Rammstein broke through the angst, the rage, the hate, and Rammstein forced me to come to terms with my realities. Rammstein forced me to move away from being nothing, a no one, to someone who mattered, even if the world (and those who inhabited it) didn’t care who I was.
Fast-forward the clock about fifteen years, give or take, and I am getting ready for Rammstein’s new album, Rammstein. I listened to it after the midnight release, and I felt disappointed.
I feel the angst, the darkness, the sadness all gone.
I stop listening.
A few weeks later, I began looking up the lyrics, as I usually do, and I began listening again, watching their music videos as well. Then it happens: I see something, something else. A world changed by hatred, violence, indifference, and stupidity.

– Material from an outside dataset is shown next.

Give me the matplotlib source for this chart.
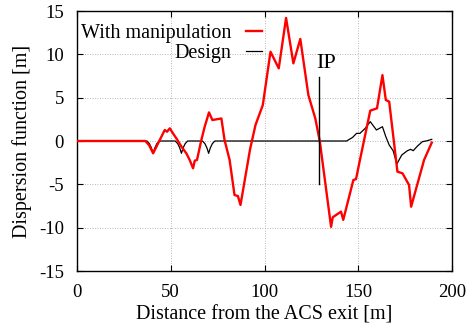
import matplotlib
matplotlib.use("Agg")
import matplotlib.pyplot as plt

red_x = [0, 36.5, 38.5, 40.6, 46.8, 48, 49.5, 51.2, 53, 55.7, 58.3, 60.1, 61.9, 62.8, 64,
         66.3, 68.1, 70.4, 72.2, 74.3, 77, 78.7, 81.4, 84, 85.8, 87.2, 92.3, 95.2, 99.1,
         103.2, 107.6, 111.5, 115.4, 119.1, 123.4, 127.1, 129.5, 135.5, 136.4, 140.8, 142,
         147.4, 148.8, 150.9, 156.4, 160, 162.9, 164.7, 166.5, 170.9, 173.6, 177.1, 178.2,
         185.1, 189.2]
red_y = [0, 0, -0.5, -1.42, 1.27, 1.07, 1.46, 0.88, 0.3, -0.65, -1.42, -2.19, -3.15, -2.27, -2.19,
         0.1, 1.65, 3.3, 2.42, 2.5, 2.6, 0.1, -2.19, -6.23, -6.35, -7.38, -0.95, 1.85, 4.15,
         10.3, 8.38, 14.2, 8.96, 11.77, 5.3, 2.6, -0.05, -9.9, -8.8, -8.15, -9.1,
         -4.5, -4.4, -2.19, 3.5, 3.77, 7.6, 4.73, 4.54, -3.54, -3.73, -5.08, -7.58,
         -2.19, -0.19]

black_x = [0, 37.3, 38.6, 39.7, 40.6, 41.5, 42.6, 43.9, 52.4, 53.7, 54.8, 55.7, 56.6, 57.7, 59.0,
           66.9, 68.2, 69.3, 70.2, 71.1, 72.2, 73.5, 143.8, 147, 149.1, 150.9, 153.7, 156.4,
           159.7, 162.9, 164.7, 166.5, 168.6, 170.6, 173.2, 176.2, 178, 179.3, 181.6, 184.2,
           186.9, 189.2]
black_y = [0, 0, -0.3, -0.8, -1.42, -0.8, -0.3, 0, 0, -0.3, -0.8, -1.42, -0.8, -0.3, 0,
           0, -0.3, -0.8, -1.42, -0.8, -0.3, 0, 0, 0.42, 0.88, 0.88, 1.46, 2.23,
           1.27, 1.65, 0.5, -0.46, -1.12, -2.65, -1.62, -1.12, -0.96, -1.12, -0.58, -0.08,
           0.04, 0.19]

ip_x = 129.3
ip_y = [-5, 7.4]

xticks = [0, 50, 100, 150, 200]
yticks = [-15, -10, -5, 0, 5, 10, 15]

plt.rcParams['font.family'] = ['Liberation Serif', 'DejaVu Serif']
plt.rcParams['axes.unicode_minus'] = False
fig = plt.figure(figsize=(4.73, 3.29), dpi=100)
ax = fig.add_axes([77/473, 58/329, 375/473, 260/329])

ax.plot(black_x, black_y, color='black', lw=0.9, label='Design', zorder=3)
ax.plot(red_x, red_y, color='#ff0000', lw=1.7, label='With manipulation', zorder=4)
ax.plot([ip_x, ip_x], ip_y, color='black', lw=1.0, zorder=5)
ax.text(ip_x - 1.5, 7.9, 'IP', fontsize=16, ha='left', va='bottom')

ax.set_xlim(0, 200)
ax.set_ylim(-15, 15)
ax.set_xticks(xticks)
ax.set_yticks(yticks)
ax.grid(True, color='#a0a0a0', linestyle=(0, (1, 2)), lw=0.6)
ax.tick_params(direction='in', top=True, right=True, labelsize=13.5, length=4, pad=9.5)
for s in ax.spines.values():
    s.set_linewidth(1.0)
ax.set_xlabel('Distance from the ACS exit [m]', fontsize=14.5, labelpad=3)
ax.set_ylabel('Dispersion function [m]', fontsize=14.5, labelpad=5)

h, l = ax.get_legend_handles_labels()
leg = ax.legend(h[::-1], l[::-1], loc='upper right', bbox_to_anchor=(0.493, 0.951),
                frameon=False, markerfirst=False, fontsize=14.5, handlelength=0.8,
                handletextpad=0.7, labelspacing=0.05, borderaxespad=0, borderpad=0)
leg._legend_box.align = 'right'

fig.savefig('out.png', dpi=100)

I get that beacon of light, shining, cutting (really), through the dense fog of the post-Obama era. I come to realize that Rammstein, despite its controversies and its edginess, it, too, has grown old, and bitter, and yet is still a bit hopeful, despite evidence suggesting otherwise.
Rammstein, to me, broke through the haze, the self-hate, the disgust at one’s image and being, and its lyrics and musical sounds told me to keep moving onward. The music of Rammstein, while not necessarily worth knowing for many, saved me from a path of self-destruction that we all know leads nowhere. Rammstein’s music also encouraged me to try to hold out, to act as a stubborn bulwark against the forces (and peoples) who would rather plant you in the ground, with no memorial or second thought, so you can be forever forgotten.
Rammstein, while trash to some, is a treasure to many who’ve struggled to make sense of a world that refuses to explain itself. While Rammstein’s music is far from being earth-shattering or even insightful, it was the first band, for many of us, that was accessible, weird, fun, and, if we’re honest, gentle enough of a kick to get us thinking about the world and our place within it.